Glutamate receptor channels and fast synaptic transmission in the brain
Stuart G. Cull-Candy, FMedSci, FRS
|Professor of Neuroscience/Gaddum Professor of Pharmacology|
|Tel: 020 7679 3766|
Professor S G Cull-Candy, FMedSci, FRS, holds the established Gaddum Chair of Pharmacology, and a personal Chair in Neuroscience at UCL. He also holds a Royal Society - Wolfson Research position. He received his MSc from UCL, and his PhD from the University of Glasgow. After working as a Royal Society Exchange Fellow at the University of Lund with Prof Stephen Thesleff, he held a Beit Memorial Research Fellowship in UCL’s Biophysics Department with Sir Bernard Katz and Prof Ricardo Miledi. He was previously a Wellcome Trust Reader and then Professor of Pharmacology. He has been an Editorial Advisor to Nature, and served on the Editorial Boards of various journals including Neuron, Journal of Physiology and as a Reviewing Editor on Journal of Neuroscience. He currently is Section Editor on Current Opinions in Neurobiology, and a Member of the Faculty of 1000. He has served on the Medical Research Council Neuroscience Board and the Wellcome Trust’s International Interest Group Grants Committee. Currently he is a member of the Royal Society’s University Research Fellowships Committee, and the Leverhulme Trust Senior Research Fellowships panel. He was awarded the GL Brown Prize by the UK Physiological Society, and was appointed a Howard Hughes International Scholar in 1993 (one of only 20 in the UK). He is a Fellow of the Royal Society, the Academy of Medical Sciences and the Pharmacological Society. In 2002 he was also awarded a Royal Society Wolfson Research merit award to allow him to concentrate on his Research. His research focuses on understanding molecular and functional properties of glutamate receptor channels underlying fast synaptic transmission in the brain. He has been a keen advocate of patch-clamp recording techniques combined with molecular methods for investigating central synaptic transmission. Stuart Cull-Candy FRS UCL 2009
Our research focuses mainly on understanding how nerve impulses are transmitted between neurons in the brain. In the central nervous system, neighbouring neurons are in close proximity, but they are not usually in close enough contact for the electrical impulse to jump across the intervening gap between cells. To carry the impulse, a majority of excitatory neurons in the brain use the transmitter glutamate, which is thought to be packaged in presynaptic vesicles, a proportion of which release their contents into the synaptic cleft in response to the invading nerve impulse. Glutamate diffusing across the cleft, binds to specific receptor molecules embedded in the postsynaptic cell - that contain an integral ion channel.
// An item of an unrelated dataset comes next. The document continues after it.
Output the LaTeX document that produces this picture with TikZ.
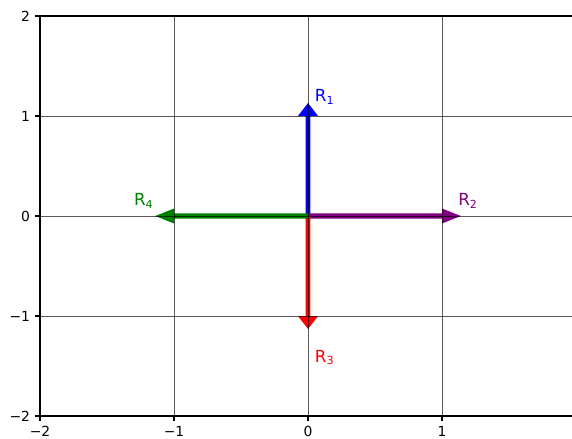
\documentclass[tikz,border=0pt]{standalone}
\usepackage{fontspec}
\setmainfont{DejaVu Sans}
\tikzset{
  rejilla/.style={black,opacity=0.65,line width=0.5pt},
  marco/.style={black,line width=0.8pt},
  marca/.style={font=\fontsize{10}{12}\selectfont,inner sep=0pt},
  etiqueta/.style={font=\fontsize{12}{14}\selectfont,inner sep=0pt,anchor=base west},
}
\definecolor{mplgreen}{RGB}{0,128,0}
\definecolor{mplpurple}{RGB}{128,0,128}
\begin{document}
\begin{tikzpicture}[x=96.48pt,y=72pt]
\useasboundingbox (-2.2985,-2.22) rectangle (1.9701,2.16);

\coordinate (O) at (0,0);

% Vector R1 (hacia arriba)
\fill[blue] (-0.018,0) -- (-0.018,1) -- (-0.075,1) -- (0,1.13) -- (0.075,1) -- (0.018,1) -- (0.018,0) -- cycle;
\node[etiqueta,blue] (r1) at (0.05,1.14) {R\textsubscript{1}};

% Vector R2 (hacia la derecha)
\fill[mplpurple] (0,-0.026) -- (1,-0.026) -- (1,-0.075) -- (1.14,0) -- (1,0.075) -- (1,0.026) -- (0,0.026) -- cycle;
\node[etiqueta,mplpurple] (r2) at (1.12,0.105) {R\textsubscript{2}};

% Vector R3 (hacia abajo)
\fill[red] (-0.018,0) -- (-0.018,-1) -- (-0.075,-1) -- (0,-1.13) -- (0.075,-1) -- (0.018,-1) -- (0.018,0) -- cycle;
\node[etiqueta,red] (r3) at (0.05,-1.46) {R\textsubscript{3}};

% Vector R4 (hacia la izquierda)
\fill[mplgreen] (0,-0.026) -- (-1,-0.026) -- (-1,-0.075) -- (-1.14,0) -- (-1,0.075) -- (-1,0.026) -- (0,0.026) -- cycle;
\node[etiqueta,mplgreen] (r4) at (-1.3,0.105) {R\textsubscript{4}};

% Rejilla
\foreach \k in {-1,0,1} {
  \draw[rejilla] (\k,-2) -- (\k,2);
  \draw[rejilla] (-2,\k) -- (2,\k);
}

% Ejes
\draw[marco] (-2,2) -- (-2,-2) -- (2,-2);
\draw[marco] (-2,2) -- (2,2);

% Marcas eje x
\foreach \k/\t in {-2/−2,-1/−1,0/0,1/1} {
  \draw[marco] (\k,-2) -- ++(0,-3.5pt);
  \node[marca,anchor=north] at ([yshift=-7pt]\k,-2) {\t};
}

% Marcas eje y
\foreach \k/\t in {-2/−2,-1/−1,0/0,1/1,2/2} {
  \draw[marco] (-2,\k) -- ++(-3.5pt,0);
  \node[marca,anchor=east] at ([xshift=-7pt]-2,\k) {\t};
}

\end{tikzpicture}
\end{document}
At many excitatory glutamate-synapses, and inhibitory GABA synapses, the transmitter released into the synaptic cleft activates more then one type of receptor in the postsynaptic membrane. Indeed, synaptic signaling in the CNS is made a lot more versatile by the fact that these receptors can be composed of a variety of different subunits that critically determine the functional properties of the individual receptors and so of synaptic transmission. It is therefore a major challenge to understand how individual receptor subunits influence basic properties of transmission at specific synapses, and how subunit diversity enables various dynamic changes in synaptic function. This is an essential step towards the understanding of signalling in the brain.
The research group headed by Prof Stuart Cull-Candy and Prof Mark Farrant is funded by two concurrent long-term Programme Grants from the Wellcome Trust. The group uses a combination of electrophysiological and molecular biology techniques. The work uses patch clamp recording techniques, such as high resolution recording and analysis of single ion channels, and analysis of synaptic currents, to investigate the reactions by which the transmitter receptor complex leads to the opening of ion channels, and also to measure the effects of other factors, such as addition of blocking drugs, alteration of the chemical constituents of the membrane, etc. which control these reactions. Our general aim is to obtain fundamental knowledge about synaptic transmission at the molecular level, as well to elucidate the mechanisms by which medicines affect cellular and molecular brain function. Recently, we have become interested in understanding the critical role of the transmembrane AMPA receptor regulatory proteins (TARPS) and other auxiliary AMPA receptor subunits in governing basic properties of AMPARs, particularly the calcium permeable (GluR2 lacking) subtypes that are involved in synaptic plasticity, and a variety of important neurological disorders (Soto et al 2007, Nature Neuroscience 10, 1260-1267; Cull-Candy et al 2006, Current Opinion Neurobiology 16, 288-297; Soto et al 2009, Nature Neuroscience 12, 277-285).
Together with several other labs at UCL, Prof Cull-Candy received a Joint Infrastructural Award of £9m, enhancing expansion of Molecular and Cellular Neuroscience at UCL. Research in the Department at UCL was top rated in the latest Research Assessment exercise (RAE).